Laura Warren is a construction & projects partner at Clyde & Co, Doha
Laura Warren is a construction & projects partner at Clyde & Co, Doha

The upcoming 2022 FIFA World Cup in Qatar and Expo 2020 in Dubai, UAE, will see an unparalleled number of visitors to the GCC region.

A number of sizeable infrastructure projects and associated developments have been earmarked to showcase the region and provide for this influx.

Large-scale projects, coupled with short timeframes for completion, understandably carry with them the risk of construction disputes.

Against this backdrop, it is key to examine the regional outlook for disputes in Qatar and Dubai leading up to these events, and focus on those ways to manage the risk of disputes.

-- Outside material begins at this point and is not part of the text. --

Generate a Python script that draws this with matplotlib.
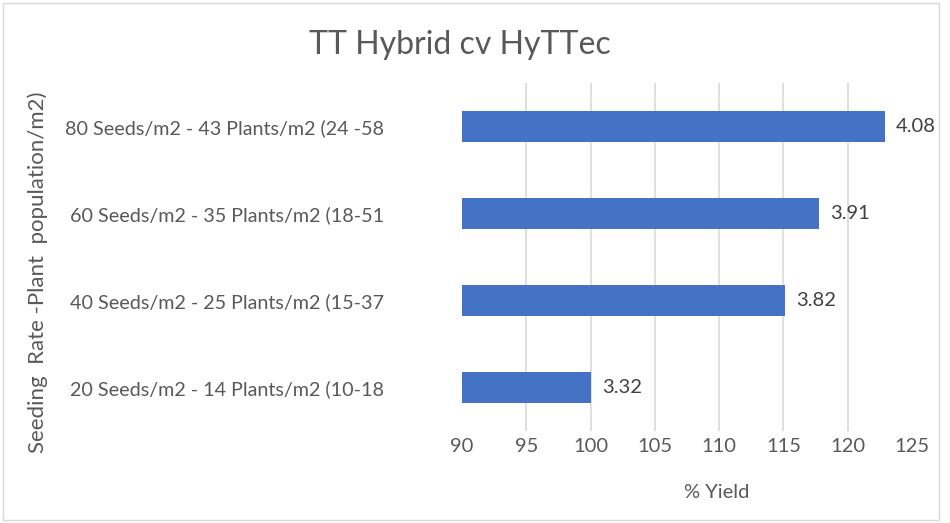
import matplotlib.pyplot as plt
from matplotlib.patches import Rectangle

plt.rcParams['font.family'] = ['Lato', 'DejaVu Sans']

categories = ['20 Seeds/m2 - 14 Plants/m2 (10-18',
              '40 Seeds/m2 - 25 Plants/m2 (15-37',
              '60 Seeds/m2 - 35 Plants/m2 (18-51',
              '80 Seeds/m2 - 43 Plants/m2 (24 -58']
pct_yield = [100.0, 115.1, 117.8, 122.9]
yield_labels = ['3.32', '3.82', '3.91', '4.08']
x_ticks = [90, 95, 100, 105, 110, 115, 120, 125]

txt = '#595959'

fig = plt.figure(figsize=(9.5, 5.23), dpi=100)
fig.patches.append(Rectangle((0.003, 0.005), 0.985, 0.99, transform=fig.transFigure,
                             fill=False, edgecolor='#d9d9d9', linewidth=1))
ax = fig.add_axes([462 / 950, 1 - 431 / 523, 450 / 950, 348 / 523])

y = range(len(categories))
ax.barh(y, [v - 90 for v in pct_yield], left=90, height=0.36, color='#4472c4', zorder=3)
for i, (v, lab) in enumerate(zip(pct_yield, yield_labels)):
    ax.annotate(lab, (v, i), xytext=(8, 0), textcoords='offset points',
                va='center', ha='left', fontsize=14.5, color='#404040')

ax.set_xlim(90, 125)
ax.set_ylim(-0.5, 3.5)
ax.set_xticks(x_ticks)
ax.set_yticks(list(y))
ax.set_yticklabels(categories)
ax.tick_params(axis='y', length=0, pad=56, labelsize=14.2, labelcolor=txt)
ax.tick_params(axis='x', length=0, pad=5, labelsize=14.5, labelcolor=txt)
ax.grid(axis='x', color='#d9d9d9', linewidth=1.2, zorder=0)
gl = ax.xaxis.get_gridlines()
gl[0].set_visible(False)
gl[-1].set_visible(False)
for s in ax.spines.values():
    s.set_visible(False)

ax.set_xlabel('% Yield', fontsize=14.5, color=txt)
ax.xaxis.set_label_coords(717 / 950, 1 - 493 / 523, transform=fig.transFigure)
ax.xaxis.label.set_va('center')

fig.text(38 / 950, 1 - 272 / 523, 'Seeding  Rate -Plant  population/m2)', rotation=90,
         ha='center', va='center', fontsize=16, color=txt)
fig.text(460 / 950, 1 - 45 / 523, 'TT Hybrid cv HyTTec', ha='center', va='center',
         fontsize=23, color=txt)

fig.savefig('out.png', dpi=100)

The award of the 2022 FIFA World Cup has fuelled an enormous amount of investment and construction in Qatar.

Additionally, large infrastructure projects like the Inner Doha Re-sewerage Implementation Strategy (IDRIS), Doha Metro, the orbital expressways, and New Doha Port are taking shape, in line with the requirements of Qatar National Vision 2030.

With some projects nearing completion and others approaching their deadlines, we expect a steady increase in construction disputes.

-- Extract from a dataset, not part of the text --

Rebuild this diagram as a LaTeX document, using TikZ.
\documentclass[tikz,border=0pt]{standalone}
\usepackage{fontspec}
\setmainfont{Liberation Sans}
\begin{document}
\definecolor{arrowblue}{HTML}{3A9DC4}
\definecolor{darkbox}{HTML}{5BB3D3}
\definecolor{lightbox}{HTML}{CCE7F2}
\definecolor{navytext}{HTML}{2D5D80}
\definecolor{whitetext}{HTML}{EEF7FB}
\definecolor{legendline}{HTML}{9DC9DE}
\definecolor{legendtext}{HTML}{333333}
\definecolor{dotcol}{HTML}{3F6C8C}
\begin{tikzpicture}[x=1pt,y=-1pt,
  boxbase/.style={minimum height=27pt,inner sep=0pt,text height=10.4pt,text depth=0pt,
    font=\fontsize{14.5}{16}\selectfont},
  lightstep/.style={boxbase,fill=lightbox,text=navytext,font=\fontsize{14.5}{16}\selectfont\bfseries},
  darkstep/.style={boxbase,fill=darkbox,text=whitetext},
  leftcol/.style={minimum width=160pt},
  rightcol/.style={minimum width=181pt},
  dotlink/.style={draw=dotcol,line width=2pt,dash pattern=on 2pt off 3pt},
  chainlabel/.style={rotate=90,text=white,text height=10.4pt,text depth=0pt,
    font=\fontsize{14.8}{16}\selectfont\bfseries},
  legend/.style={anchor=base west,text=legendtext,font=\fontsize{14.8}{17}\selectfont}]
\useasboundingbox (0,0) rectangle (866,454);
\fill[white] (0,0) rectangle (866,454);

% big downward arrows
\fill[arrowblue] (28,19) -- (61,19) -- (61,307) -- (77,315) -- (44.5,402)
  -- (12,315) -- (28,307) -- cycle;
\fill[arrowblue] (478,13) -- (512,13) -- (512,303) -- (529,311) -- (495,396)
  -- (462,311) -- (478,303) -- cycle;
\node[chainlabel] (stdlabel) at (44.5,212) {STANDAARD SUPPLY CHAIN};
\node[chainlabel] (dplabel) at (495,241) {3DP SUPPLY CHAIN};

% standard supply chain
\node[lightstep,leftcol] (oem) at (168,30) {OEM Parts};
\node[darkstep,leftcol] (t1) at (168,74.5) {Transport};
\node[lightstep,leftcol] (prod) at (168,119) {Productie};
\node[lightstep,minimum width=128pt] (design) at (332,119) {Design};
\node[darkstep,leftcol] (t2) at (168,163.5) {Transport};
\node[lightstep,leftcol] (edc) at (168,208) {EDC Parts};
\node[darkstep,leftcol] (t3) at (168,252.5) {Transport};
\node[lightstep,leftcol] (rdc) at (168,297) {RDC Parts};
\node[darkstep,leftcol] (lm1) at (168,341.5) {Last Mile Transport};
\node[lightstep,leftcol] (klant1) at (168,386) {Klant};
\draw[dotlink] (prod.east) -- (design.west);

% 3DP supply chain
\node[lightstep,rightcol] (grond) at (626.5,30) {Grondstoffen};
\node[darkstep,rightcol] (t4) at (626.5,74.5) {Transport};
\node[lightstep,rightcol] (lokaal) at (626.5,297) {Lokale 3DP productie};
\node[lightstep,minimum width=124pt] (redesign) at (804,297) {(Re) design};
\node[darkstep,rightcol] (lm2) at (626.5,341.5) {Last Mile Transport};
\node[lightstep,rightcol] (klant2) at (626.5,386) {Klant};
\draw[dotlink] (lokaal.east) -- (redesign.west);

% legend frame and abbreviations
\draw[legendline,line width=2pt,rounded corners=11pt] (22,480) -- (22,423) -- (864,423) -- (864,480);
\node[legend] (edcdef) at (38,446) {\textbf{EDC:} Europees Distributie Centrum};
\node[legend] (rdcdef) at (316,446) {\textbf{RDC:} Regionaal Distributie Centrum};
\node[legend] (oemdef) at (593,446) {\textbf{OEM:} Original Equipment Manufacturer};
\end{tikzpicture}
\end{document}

Resolution through the local courts will remain popular, but we see an increasing trend towards resolution through arbitration.

World Expos have a legacy of transformative developments and iconic architectural achievements.

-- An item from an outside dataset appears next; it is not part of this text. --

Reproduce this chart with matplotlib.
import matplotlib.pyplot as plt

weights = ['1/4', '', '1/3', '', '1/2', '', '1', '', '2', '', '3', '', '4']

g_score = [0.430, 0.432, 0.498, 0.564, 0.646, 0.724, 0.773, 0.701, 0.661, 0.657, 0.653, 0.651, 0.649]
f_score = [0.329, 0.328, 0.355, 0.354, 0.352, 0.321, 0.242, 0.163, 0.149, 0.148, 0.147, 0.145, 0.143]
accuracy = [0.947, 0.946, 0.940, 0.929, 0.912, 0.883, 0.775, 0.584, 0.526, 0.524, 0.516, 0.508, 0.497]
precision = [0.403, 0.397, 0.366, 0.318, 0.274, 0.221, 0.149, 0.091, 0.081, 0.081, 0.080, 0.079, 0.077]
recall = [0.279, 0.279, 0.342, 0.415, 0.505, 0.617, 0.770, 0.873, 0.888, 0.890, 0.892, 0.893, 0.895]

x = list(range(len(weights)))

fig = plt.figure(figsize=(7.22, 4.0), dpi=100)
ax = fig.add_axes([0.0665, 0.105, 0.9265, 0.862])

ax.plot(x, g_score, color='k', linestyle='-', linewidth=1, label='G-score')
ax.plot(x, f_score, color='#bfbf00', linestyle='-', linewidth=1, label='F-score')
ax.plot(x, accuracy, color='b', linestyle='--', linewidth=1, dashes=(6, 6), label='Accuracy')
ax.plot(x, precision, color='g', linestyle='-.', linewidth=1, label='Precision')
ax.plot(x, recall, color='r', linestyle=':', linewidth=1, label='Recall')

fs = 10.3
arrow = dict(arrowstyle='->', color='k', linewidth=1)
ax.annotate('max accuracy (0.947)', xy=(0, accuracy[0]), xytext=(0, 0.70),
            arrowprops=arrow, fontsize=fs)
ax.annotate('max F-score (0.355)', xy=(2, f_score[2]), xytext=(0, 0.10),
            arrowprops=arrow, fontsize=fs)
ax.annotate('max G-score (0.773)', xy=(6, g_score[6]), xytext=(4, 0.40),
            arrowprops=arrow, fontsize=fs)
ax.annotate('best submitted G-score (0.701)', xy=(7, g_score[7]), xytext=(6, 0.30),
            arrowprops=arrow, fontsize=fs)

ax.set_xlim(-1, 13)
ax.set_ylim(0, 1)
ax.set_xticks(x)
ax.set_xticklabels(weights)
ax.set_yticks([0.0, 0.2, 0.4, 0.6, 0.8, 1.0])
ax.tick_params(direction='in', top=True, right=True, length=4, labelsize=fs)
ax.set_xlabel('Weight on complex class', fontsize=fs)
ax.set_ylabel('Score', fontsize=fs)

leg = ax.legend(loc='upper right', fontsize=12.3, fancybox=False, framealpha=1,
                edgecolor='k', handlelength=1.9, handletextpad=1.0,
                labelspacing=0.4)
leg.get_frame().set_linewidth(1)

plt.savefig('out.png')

A number of the UAE’s infrastructure developments will coincide with Expo 2020, including Trade Centre Jebel Ali, Al Maktoum International Airport expansion, and the Dubai Creek expansion project.

Care will need to be taken to actively plan and manage project delivery. Without it, we would expect the following types of dispute to arise:

Scope variations – particularly in respect to design obligations, where important decisions are deferred and responsibility for obtaining approvals impacts project delivery;

Acceleration – given the ‘hard’ deadlines likely to be associated with projects, we see acceleration of works being a point of contention;

Defects – ‘hard’ deadlines for large projects may stretch resources, causing increased risk of defective or non-compliant work; and,

Cash flow – mobilisation of sufficient resources will require adequate cash flow at all project levels. If not managed properly, this could lead to difficulties in terms of payment disputes.

Edging closer to 2020 and 2022, the effects of ‘hard’ deadlines will be felt, and the potential for construction disputes will increase as the timeframes for completion of various planned projects become tighter.

To avoid these disputes, parties will need to carefully define project scope and specific obligations at the outset, and ensure there is clarity as to where those obligations sit between the various project participants.

Proactive and rigorous contract administration on all sides will also be key to ensuring any disputes are avoided, or otherwise addressed, as they arise.

We expect arbitration to remain the preferred mechanism for formal dispute resolution in the construction projects leading up to the Expo 2020 and the 2022 FIFA World Cup.

Arbitration has several advantages compared to litigation within the local courts, including the ability of parties to appoint suitably experienced experts to act as arbitrators.

Given the increased scrutiny on project delivery – both national and international – the confidential nature of the process will also appeal to construction parties.